Task description: Where does the string "this" appear? Copy every line of the entries below that holds it.

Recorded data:
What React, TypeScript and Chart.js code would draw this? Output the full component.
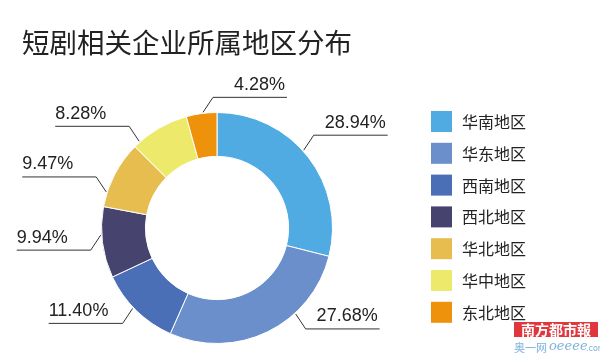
import React, { useEffect, useRef } from "react";
import { Chart, registerables } from "chart.js";

Chart.register(...registerables);

const title = "短剧相关企业所属地区分布";
const regions = ["华南地区", "华东地区", "西南地区", "西北地区", "华北地区", "华中地区", "东北地区"];
const shares = [28.94, 27.68, 11.4, 9.94, 9.47, 8.28, 4.28];
const colors = ["#4FABE1", "#6B8FCA", "#4A6FB7", "#46446F", "#E6BD4E", "#EDEA6B", "#EE920B"];
const watermarkTop = "南方都市報";
const watermarkBottom = "奥一网";
const watermarkSite = "oeeee";
const watermarkTld = ".com";

// layout: angular nudge (degrees) of each leader line's anchor, as in the original design
const leaderNudgeDeg = [-4, -16.5, 2, 3.7, -9.7, -11.6, 0.8];

const decorPlugin = {
  id: "decor",
  afterDatasetsDraw(chart: any) {
    const ctx = chart.ctx as CanvasRenderingContext2D;
    const meta = chart.getDatasetMeta(0);
    ctx.save();
    ctx.strokeStyle = "#333";
    ctx.lineWidth = 1;
    ctx.fillStyle = "#222";
    ctx.font = "18px 'Liberation Sans', Arial, sans-serif";
    ctx.textBaseline = "alphabetic";
    meta.data.forEach((arc: any, i: number) => {
      const p = arc.getProps(["x", "y", "startAngle", "endAngle", "outerRadius"], true);
      const mid = (p.startAngle + p.endAngle) / 2 + ((leaderNudgeDeg[i] || 0) * Math.PI) / 180;
      const sx = p.x + Math.cos(mid) * (p.outerRadius + 1);
      const sy = p.y + Math.sin(mid) * (p.outerRadius + 1);
      const side = sx >= p.x - 20 ? 1 : -1;
      const vy = Math.sin(mid) >= 0 ? 1 : -1;
      const ex = sx + side * 10;
      const ey = sy + vy * 15;
      const fx = ex + side * 74;
      ctx.beginPath();
      ctx.moveTo(sx, sy);
      ctx.lineTo(ex, ey);
      ctx.lineTo(fx, ey);
      ctx.stroke();
      const label = shares[i].toFixed(2) + "%";
      if (side > 0) {
        ctx.textAlign = "right";
        ctx.fillText(label, fx - 2, ey - 7.5);
      } else {
        ctx.textAlign = "left";
        ctx.fillText(label, fx, ey - 7.5);
      }
    });
    ctx.restore();
  },
  afterDraw(chart: any) {
    const ctx = chart.ctx as CanvasRenderingContext2D;
    ctx.save();
    ctx.fillStyle = "#222";
    ctx.font = "27.5px 'Noto Sans CJK SC', sans-serif";
    ctx.textAlign = "left";
    ctx.textBaseline = "alphabetic";
    ctx.fillText(title, 22, 53);
    ctx.font = "16px 'Noto Sans CJK SC', sans-serif";
    ctx.textBaseline = "middle";
    regions.forEach((r, i) => {
      const y = 111 + i * 31.8;
      ctx.fillStyle = colors[i];
      ctx.fillRect(431, y, 21, 21);
      ctx.fillStyle = "#222";
      ctx.fillText(r, 462, y + 11);
    });
    ctx.fillStyle = "#E0363E";
    ctx.fillRect(514, 322, 84, 15);
    ctx.fillStyle = "#fff";
    ctx.font = "bold 14px 'Noto Sans CJK SC', sans-serif";
    ctx.textAlign = "center";
    ctx.fillText(watermarkTop, 556, 330);
    ctx.fillStyle = "#7FB2DA";
    ctx.textAlign = "left";
    ctx.font = "11px 'Noto Sans CJK SC', sans-serif";
    ctx.fillText(watermarkBottom, 514, 348);
    ctx.font = "italic 13px 'DejaVu Serif', serif";
    ctx.fillText(watermarkSite, 549, 347);
    ctx.font = "8px 'DejaVu Sans', sans-serif";
    ctx.fillText(watermarkTld, 586, 349);
    ctx.restore();
  },
};

export default function App() {
  const ref = useRef<HTMLCanvasElement | null>(null);
  useEffect(() => {
    if (!ref.current) return;
    const chart = new Chart(ref.current, {
      type: "doughnut",
      data: {
        labels: regions,
        datasets: [
          {
            data: shares,
            backgroundColor: colors,
            borderColor: "#ffffff",
            borderWidth: 1,
          },
        ],
      },
      options: {
        animation: false,
        responsive: true,
        maintainAspectRatio: false,
        cutout: "62%",
        layout: { padding: { left: 101, right: 267, top: 112, bottom: 14 } },
        plugins: {
          legend: { display: false },
          tooltip: { enabled: false },
          title: { display: false },
        },
      },
      plugins: [decorPlugin],
    });
    return () => chart.destroy();
  }, []);
  return (
    <div style={{ position: "fixed", left: 0, top: 0, width: 600, height: 358, background: "#fff" }}>
      <canvas ref={ref} />
    </div>
  );
}
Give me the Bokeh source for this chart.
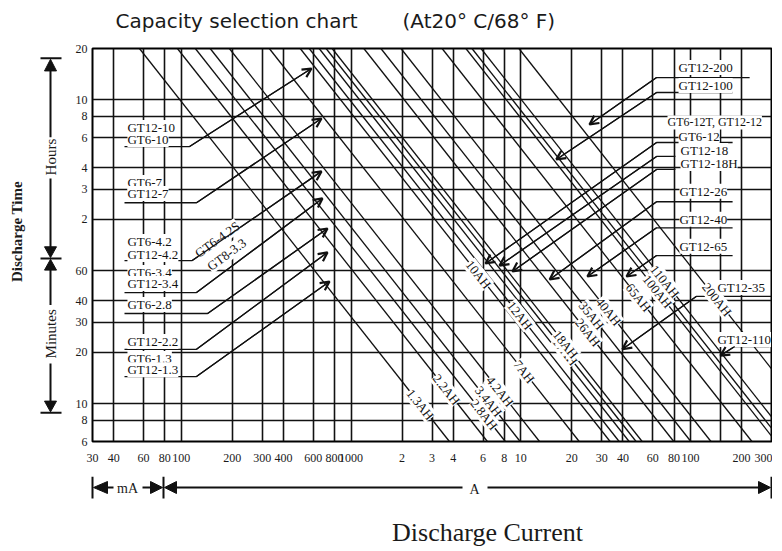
import math
from bokeh.plotting import figure
from bokeh.layouts import column, row
from bokeh.models import FixedTicker, Range1d, Arrow, OpenHead, ColumnDataSource
from bokeh.embed import file_html
from bokeh.resources import INLINE
from bokeh.core.properties import value

SERIF = "Liberation Serif"
SANS = "DejaVu Sans"

# ---------------- axis data ----------------
x_ticks = [0.03, 0.04, 0.06, 0.08, 0.1, 0.2, 0.3, 0.4, 0.6, 0.8, 1, 2, 3, 4, 6, 8,
           10, 20, 30, 40, 60, 80, 100, 200, 300]
x_tick_labels = ["30", "40", "60", "80", "100", "200", "300", "400", "600", "800", "1000",
                 "2", "3", "4", "6", "8", "10", "20", "30", "40", "60", "80", "100", "200", "300"]
x_extra_grid = [150]
y_ticks = [6, 8, 10, 20, 30, 40, 60, 120, 180, 240, 360, 480, 600, 1200]   # minutes
y_tick_labels = ["6", "8", "10", "20", "30", "40", "60", "2", "3", "4", "6", "8", "10", "20"]

# ---------------- capacity lines (A at 20 h, A at 6 min) ----------------
cap_names = ["1.3AH", "2.2AH", "2.8AH", "3.4AH", "4.2AH", "7AH", "10AH", "12AH", "",
             "17AH", "18AH", "26AH", "35AH", "40AH", "65AH", "100AH", "", "110AH", "200AH"]
cap_i_20h = [0.0567, 0.0949, 0.121, 0.148, 0.192, 0.330, 0.502, 0.567, 0.649,
             0.713, 0.774, 1.19, 1.50, 1.97, 3.44, 4.75, 5.16, 5.83, 9.75]
cap_i_6min = [3.80, 6.36, 8.11, 9.92, 12.9, 22.1, 33.6, 38.0, 43.5,
              47.8, 51.9, 79.7, 100.5, 132, 230, 318, 346, 391, 653]
cap_label_t = [9.88, 12.1, 8.63, 10.3, 11.8, 15.4, 57, 32.8, None,
               20.2, 22.2, 26.1, 32.8, 34.6, 41.8, 45.4, None, 51.9, 40.7]

# ---------------- model labels (left group) ----------------
left_text = ["GT12-10", "GT6-10", "GT6-7", "GT12-7", "GT6-4.2", "GT12-4.2", "GT6-3.4",
             "GT12-3.4", "GT6-2.8", "GT12-2.2", "GT6-1.3", "GT12-1.3"]
left_i = [0.0482] * 12
left_t = [413, 352, 197, 170, 89, 74.7, 58.6, 50.5, 38.0, 23.1, 18.4, 15.8]
rot_text = ["GT6-4.2S", "GT8-3.3"]
rot_i = [0.163, 0.185]
rot_t = [91.4, 74.7]
left_lead_i = [[0.0463, 0.112, 0.585], [0.0463, 0.123, 0.670], [0.0463, 0.116, 0.670],
               [0.0463, 0.123, 0.679], [0.0463, 0.143, 0.727], [0.0463, 0.123, 0.727],
               [0.0463, 0.123, 0.747]]
left_lead_t = [[320, 320, 916], [150, 150, 467], [68.8, 68.8, 229], [44.7, 44.7, 159],
               [33.7, 33.7, 106], [20.8, 20.8, 76.8], [14.4, 14.4, 51.9]]

# ---------------- model labels (right group) ----------------
right_text = ["GT12-200", "GT12-100", "GT6-12", "GT12-18", "GT12-18H",
              "GT12-26", "GT12-40", "GT12-65", "GT12-35", "GT12-110"]
right_i = [85.0, 85.0, 85.0, 87.3, 87.3, 86.1, 86.1, 86.1, 144, 144]
right_t = [929, 728, 366, 303, 255, 175, 120, 83.3, 47.8, 23.7]
wide_text = ["GT6-12T, GT12-12"]
wide_i = [73.2]
wide_t = [443]
right_lead_i = [[223, 63.1, 25.4], [177, 63.1, 16.2], [177, 63.1, 6.20], [81.5, 63.1, 7.50],
                [81.5, 63.1, 8.93], [177, 63.1, 14.8], [177, 63.1, 24.7], [177, 63.1, 42.0],
                [300, 108, 39.7], [292, 182, 150]]
right_lead_t = [[811, 811, 431], [663, 663, 269], [338, 338, 66.2], [280, 280, 64.3],
                [235, 235, 59.4], [152, 152, 53.3], [107, 107, 55.5], [73.6, 73.6, 55.5],
                [42.4, 42.4, 20.8], [21.6, 21.6, 19.1]]

# ================= main chart =================
p = figure(width=705, height=438, x_axis_type="log", y_axis_type="log",
           x_range=Range1d(0.03, 300), y_range=Range1d(6, 1200),
           toolbar_location=None, output_backend="svg", title=None,
           min_border_left=25, min_border_right=1, min_border_top=10, min_border_bottom=35)
p.background_fill_color = "white"
p.border_fill_color = "white"
p.outline_line_color = "black"
p.outline_line_width = 2
p.outline_line_alpha = 1

p.xaxis.ticker = FixedTicker(ticks=x_ticks, minor_ticks=[])
p.xaxis.major_label_overrides = dict(zip(x_ticks, x_tick_labels))
p.yaxis.ticker = FixedTicker(ticks=y_ticks, minor_ticks=[])
p.yaxis.major_label_overrides = dict(zip(y_ticks, y_tick_labels))
for ax in (p.xaxis[0], p.yaxis[0]):
    ax.axis_line_color = None
    ax.major_tick_line_color = None
    ax.minor_tick_line_color = None
    ax.major_tick_out = 0
    ax.major_tick_in = 0
    ax.minor_tick_out = 0
    ax.minor_tick_in = 0
    ax.major_label_text_font = SERIF
    ax.major_label_text_font_size = "12px"
    ax.major_label_text_color = "#1a1a1a"
p.xaxis.major_label_standoff = 12
p.yaxis.major_label_standoff = 5

p.xgrid.ticker = FixedTicker(ticks=x_ticks + x_extra_grid, minor_ticks=[])
p.ygrid.ticker = FixedTicker(ticks=y_ticks, minor_ticks=[])
for g in (p.xgrid[0], p.ygrid[0]):
    g.grid_line_color = "#111111"
    g.grid_line_width = 1.6
    g.grid_line_alpha = 1

# capacity lines
cap_src = ColumnDataSource(dict(
    xs=[[a, b] for a, b in zip(cap_i_20h, cap_i_6min)],
    ys=[[1200, 6] for _ in cap_i_20h],
    name=cap_names))
p.multi_line(xs="xs", ys="ys", source=cap_src, line_color="#111111", line_width=1.3)

# leaders
p.multi_line(xs=left_lead_i + right_lead_i, ys=left_lead_t + right_lead_t,
             line_color="#111111", line_width=1.3)

# capacity labels, on their lines
L6, L1200 = math.log10(6), math.log10(1200)
lab_x, lab_y, lab_t = [], [], []
for k, name in enumerate(cap_names):
    if not name:
        continue
    t = cap_label_t[k]
    f = (L1200 - math.log10(t)) / (L1200 - L6)
    li = math.log10(cap_i_20h[k]) + f * (math.log10(cap_i_6min[k]) - math.log10(cap_i_20h[k]))
    lab_x.append(10 ** li)
    lab_y.append(t)
    lab_t.append(name)
p.text(x=lab_x, y=lab_y, text=lab_t, angle=-0.90, text_font=value(SERIF),
       text_font_size=value("13px"), text_align="center", text_baseline="middle",
       text_color="#111111", background_fill_color="white")

# model labels
p.text(x=left_i, y=left_t, text=left_text, text_font=value(SERIF),
       text_font_size=value("13px"), text_align="left", text_baseline="middle",
       text_color="#111111", background_fill_color="white")
p.text(x=rot_i, y=rot_t, text=rot_text, angle=0.63, text_font=value(SERIF),
       text_font_size=value("13px"), text_align="center", text_baseline="middle",
       text_color="#111111", background_fill_color="white")
p.text(x=right_i, y=right_t, text=right_text, text_font=value(SERIF),
       text_font_size=value("13px"), text_align="left", text_baseline="middle",
       text_color="#111111", background_fill_color="white")
p.text(x=wide_i, y=wide_t, text=wide_text, text_font=value(SERIF),
       text_font_size=value("12px"), text_align="left", text_baseline="middle",
       text_color="#111111", background_fill_color="white")

# arrow heads at the leader tips
for xs, ys in zip(left_lead_i + right_lead_i, left_lead_t + right_lead_t):
    p.add_layout(Arrow(end=OpenHead(size=9, line_width=2.2, line_color="#111111"),
                       x_start=xs[1], y_start=ys[1], x_end=xs[2], y_end=ys[2],
                       line_width=1.3, line_color="#111111"))


# ================= decoration canvases (page pixel coordinates) =================
def canvas(w, h, x0, y0):
    f = figure(width=w, height=h, x_range=Range1d(x0, x0 + w), y_range=Range1d(y0 + h, y0),
               toolbar_location=None, output_backend="svg", min_border=0,
               x_axis_location=None, y_axis_location=None, title=None)
    f.grid.visible = False
    f.outline_line_color = None
    f.background_fill_color = "white"
    f.border_fill_color = "white"
    return f


# title
top = canvas(772, 38, 1, 1)
top.text(x=[116, 403], y=[21, 21], text=["Capacity selection chart", "(At20\u00b0 C/68\u00b0 F)"],
         text_font=value(SANS), text_font_size=value("20px"), text_align="left",
         text_baseline="middle", text_color="#1a1a1a")

# left: discharge time arrows
left = canvas(67, 438, 1, 39)
left.segment(x0=[41, 41, 41, 51, 51, 51, 51], y0=[50, 273, 445, 62, 184, 285, 390],
             x1=[62, 62, 62, 51, 51, 51, 51], y1=[50, 273, 445, 138, 261, 325, 433],
             line_color="#111111", line_width=2)
left.patches(xs=[[45, 57, 51], [45, 57, 51], [45, 57, 51], [45, 57, 51]],
             ys=[[64, 64, 51], [260, 260, 272], [286, 286, 274], [432, 432, 444]],
             fill_color="#111111", line_color="#111111")
left.text(x=[51, 51], y=[160, 357], text=["Hours", "Minutes"], angle=math.pi / 2,
          text_font=value(SERIF), text_font_size=value("15px"), text_align="center",
          text_baseline="middle", text_color="#1a1a1a")
left.text(x=[17], y=[243], text=["Discharge Time"], angle=math.pi / 2,
          text_font=value(SERIF), text_font_size=value("15px"), text_font_style="bold",
          text_align="center", text_baseline="middle", text_color="#1a1a1a")

# bottom: current unit arrows + axis title
bot = canvas(772, 72, 1, 477)
bot.segment(x0=[93, 164, 772, 108, 143, 177, 488], y0=[477, 477, 477, 488, 488, 488, 488],
            x1=[93, 164, 772, 114, 151, 463, 760], y1=[499, 499, 499, 488, 488, 488, 488],
            line_color="#111111", line_width=2)
bot.patches(xs=[[108, 108, 94], [151, 151, 163], [177, 177, 165], [759, 759, 771]],
            ys=[[482, 494, 488], [482, 494, 488], [482, 494, 488], [482, 494, 488]],
            fill_color="#111111", line_color="#111111")
bot.text(x=[128, 475], y=[489, 490], text=["mA", "A"], text_font=value(SERIF),
         text_font_size=value("14px"), text_align="center", text_baseline="middle",
         text_color="#1a1a1a")
bot.text(x=[488], y=[533], text=["Discharge Current"], text_font=value(SERIF),
         text_font_size=value("26px"), text_align="center", text_baseline="middle",
         text_color="#1a1a1a")

layout = column(top, row(left, p), bot)
open("out.html", "w").write(file_html(layout, INLINE))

Answer to the task:
What React, TypeScript and Chart.js code would draw this? Output the full component.
Give me the Bokeh source for this chart.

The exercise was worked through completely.